3. Laconica is of a different order: it's an open source microblogging tool. I mention it here because it strikes me that law firms might like to enable microblogging for their employees as an in-house matter, but wouldn't want to trust Twitter with their tweets. Running Laconica on their own servers could let them have a service within their control. To see a public microblogging site that uses this tool, check out identic.ca. (Laconica is so named, of course, because of the taciturn folks in that part of ancient Sparta, who, when Philip of Macedon told them, "If I enter Laconia, I will raze Sparta," replied laconically, "If.")
4. Two Bits is different yet again. It's a book by Christopher M. Kelty, anthropology prof at UCLA that:
investigates the history and cultural significance of Free Software, revealing the people and practices that have transformed not only software, but also music, film, science, and education.
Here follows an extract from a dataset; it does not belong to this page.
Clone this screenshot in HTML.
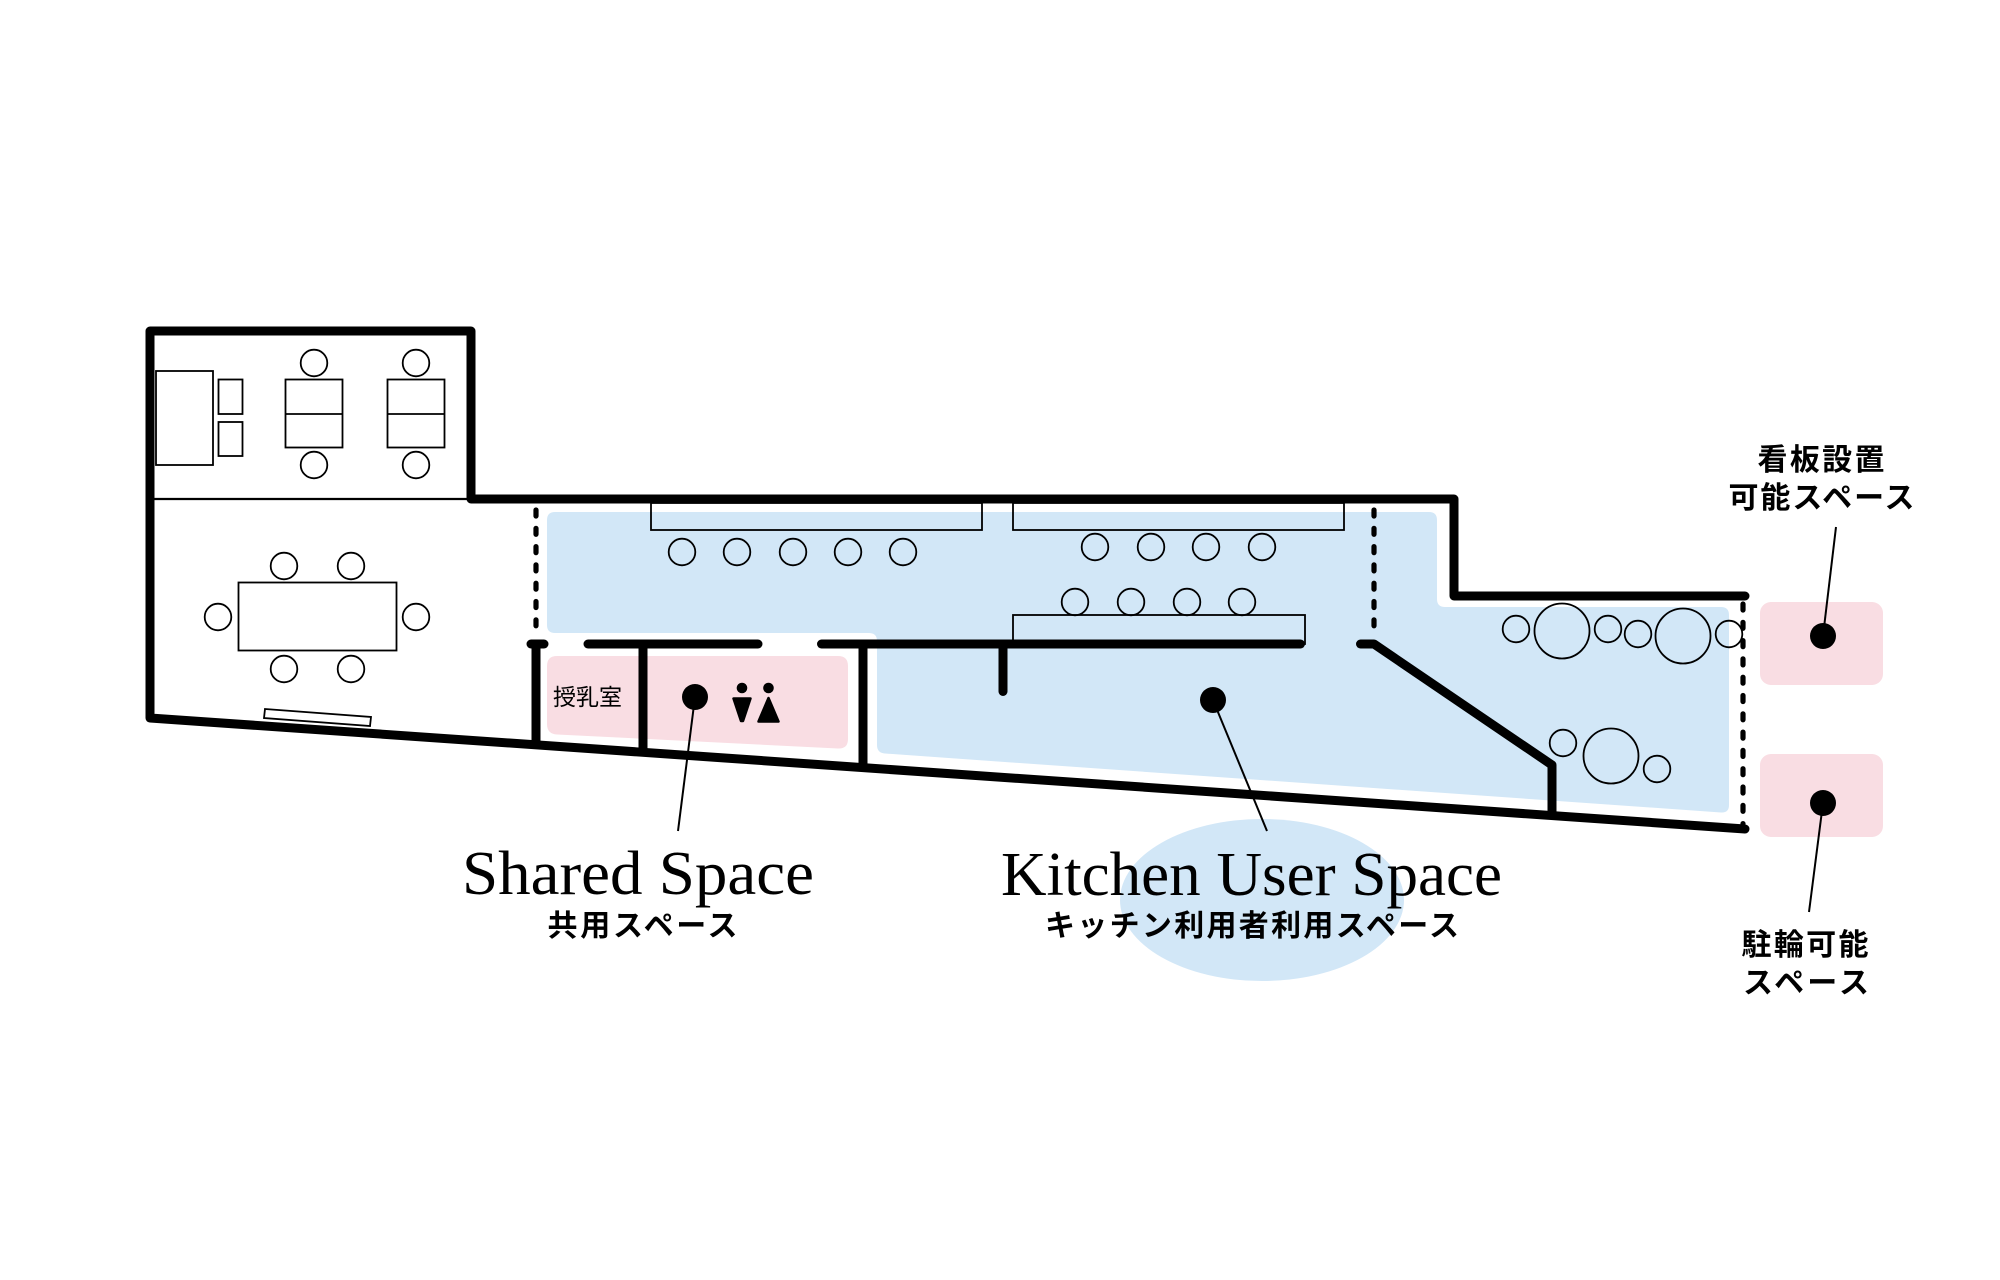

5. SiSU stands for Structured Information, Serialized Units and so far as I can tell is markup language that, together with a converter, enables the transformation of texts into any of a variety of formats. Thus, for example, Kelty's Two Bits (which explains how I got here), which has been SiSU'd, so to speak, can be had as an HTML document, a PDF document in either landscape or portrait, or in open document text format (ODT); as well SiSU generated an index of every word, with links to the numbered paragraphs in the document where they occur. (This last feature is particularly appealing, I think.). I confess that I find the explanation of SiSU well-nigh impenetrable; but I'm sure that it would yield to a bit of study, and that it might prove really useful. (Would CanLII be interested?)
6. Lex Mercatoria is a site that uses SiSU because it was started by the man who invented the markup language. It is:
dedicated to the provision of information on international commercial law with subsidiary interests in commerce and (mostly open standard) Net and information technologies that may be of interest to law academics and professionals worldwide.
(I find it odd that it hasn't been mentioned on Slaw before now.) All of the documents — treaties, case reports, etc. — are made available in lots of formats, thanks to SiSU. Interesting.